The Topographical Survey is confined to those large tracts of country which, from their hilly and jungly configuration, would not pay to be surveyed in the elaborate manner employed in the plains. The instruments used for the triangulation are 7-inch Everest theodolites, the stations being always connected with the most convenient points of the Great Trigonometrical Survey. The details of the country are filled in by the Plane Table, which is similar to the sketch block, and though not so portable, is more convenient and perhaps admits of greater accuracy. Many very beautiful maps have been turned out by this Department, the head of which for some years was Colonel Robinson, late Bengal Engineers, one of the most accomplished military draughtsmen in the service, now Director-General of the Indian Telegraph Department.

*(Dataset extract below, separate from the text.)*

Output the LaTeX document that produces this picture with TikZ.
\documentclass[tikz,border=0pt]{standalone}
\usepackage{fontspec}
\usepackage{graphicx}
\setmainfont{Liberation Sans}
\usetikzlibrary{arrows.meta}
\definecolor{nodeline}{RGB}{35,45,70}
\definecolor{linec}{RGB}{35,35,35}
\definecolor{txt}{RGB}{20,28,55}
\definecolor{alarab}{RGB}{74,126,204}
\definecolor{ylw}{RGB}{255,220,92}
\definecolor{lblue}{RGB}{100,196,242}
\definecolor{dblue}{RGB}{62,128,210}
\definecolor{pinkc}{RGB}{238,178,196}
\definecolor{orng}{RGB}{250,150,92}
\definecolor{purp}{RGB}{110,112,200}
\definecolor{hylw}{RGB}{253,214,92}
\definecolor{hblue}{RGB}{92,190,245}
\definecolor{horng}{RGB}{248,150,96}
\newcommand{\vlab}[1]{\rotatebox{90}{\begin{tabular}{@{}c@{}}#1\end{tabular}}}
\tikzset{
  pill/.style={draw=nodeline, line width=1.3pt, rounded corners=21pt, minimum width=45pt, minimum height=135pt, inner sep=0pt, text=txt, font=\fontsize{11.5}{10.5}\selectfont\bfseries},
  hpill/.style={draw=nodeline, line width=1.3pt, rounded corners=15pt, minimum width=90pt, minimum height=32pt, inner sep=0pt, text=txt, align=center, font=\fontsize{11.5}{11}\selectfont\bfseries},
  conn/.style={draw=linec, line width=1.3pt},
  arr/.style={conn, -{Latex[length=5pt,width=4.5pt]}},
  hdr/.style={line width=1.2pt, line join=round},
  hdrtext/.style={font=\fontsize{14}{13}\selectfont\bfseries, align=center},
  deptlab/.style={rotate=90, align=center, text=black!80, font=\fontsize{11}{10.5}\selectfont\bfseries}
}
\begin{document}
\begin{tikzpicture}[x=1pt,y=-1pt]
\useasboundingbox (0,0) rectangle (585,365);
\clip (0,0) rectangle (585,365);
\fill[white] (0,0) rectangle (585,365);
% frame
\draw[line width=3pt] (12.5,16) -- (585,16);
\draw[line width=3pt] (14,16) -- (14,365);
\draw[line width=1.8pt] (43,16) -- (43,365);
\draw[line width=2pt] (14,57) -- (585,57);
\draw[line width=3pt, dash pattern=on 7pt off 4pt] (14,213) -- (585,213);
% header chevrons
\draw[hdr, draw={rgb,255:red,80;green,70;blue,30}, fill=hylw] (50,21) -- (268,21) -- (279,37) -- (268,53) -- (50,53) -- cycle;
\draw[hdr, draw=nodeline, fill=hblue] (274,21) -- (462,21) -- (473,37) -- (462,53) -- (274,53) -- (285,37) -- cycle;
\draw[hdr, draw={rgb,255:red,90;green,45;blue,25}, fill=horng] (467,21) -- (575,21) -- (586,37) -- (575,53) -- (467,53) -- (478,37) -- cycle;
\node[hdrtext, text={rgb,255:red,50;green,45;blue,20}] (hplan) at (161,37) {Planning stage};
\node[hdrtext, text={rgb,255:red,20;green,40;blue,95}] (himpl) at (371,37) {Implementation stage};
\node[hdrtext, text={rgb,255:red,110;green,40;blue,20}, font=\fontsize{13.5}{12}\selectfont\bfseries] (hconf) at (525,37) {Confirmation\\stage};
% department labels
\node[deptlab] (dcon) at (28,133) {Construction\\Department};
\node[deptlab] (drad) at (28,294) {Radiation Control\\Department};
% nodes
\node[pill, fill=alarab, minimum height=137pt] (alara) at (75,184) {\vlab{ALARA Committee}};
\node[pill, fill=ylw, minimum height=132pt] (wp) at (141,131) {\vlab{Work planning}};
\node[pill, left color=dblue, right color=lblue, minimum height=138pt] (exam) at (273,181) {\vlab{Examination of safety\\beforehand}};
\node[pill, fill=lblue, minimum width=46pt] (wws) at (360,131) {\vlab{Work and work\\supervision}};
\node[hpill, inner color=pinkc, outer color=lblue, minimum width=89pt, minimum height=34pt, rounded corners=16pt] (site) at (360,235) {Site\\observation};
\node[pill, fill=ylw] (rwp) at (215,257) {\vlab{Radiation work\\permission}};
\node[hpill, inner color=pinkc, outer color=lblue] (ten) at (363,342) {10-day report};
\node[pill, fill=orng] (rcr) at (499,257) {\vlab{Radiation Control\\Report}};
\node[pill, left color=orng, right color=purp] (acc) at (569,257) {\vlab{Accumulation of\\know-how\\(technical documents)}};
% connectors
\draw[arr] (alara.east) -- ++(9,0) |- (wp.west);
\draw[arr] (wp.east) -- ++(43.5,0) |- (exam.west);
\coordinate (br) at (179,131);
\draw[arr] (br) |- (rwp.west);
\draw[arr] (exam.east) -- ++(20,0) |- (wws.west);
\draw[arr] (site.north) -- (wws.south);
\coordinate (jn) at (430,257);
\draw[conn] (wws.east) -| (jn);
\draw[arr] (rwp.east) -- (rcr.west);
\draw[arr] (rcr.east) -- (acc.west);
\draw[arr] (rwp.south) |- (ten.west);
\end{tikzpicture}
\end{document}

The Revenue Survey is, as its name denotes, the survey of land for the purpose of revenue assessment. It takes up the chief points determined by the Great Trigonometrical Survey, runs secondary lines of triangles where necessary, and fills in details by the Gale Traverse system, which is specially adapted to a flat, open country. The Plane Table supplements the Traverse work, and the result is a series of maps which, for minute detail, are scarcely equalled by the 25-inch English Ordnance maps, for every field is determined and even the nature of the soil and the crop laid down.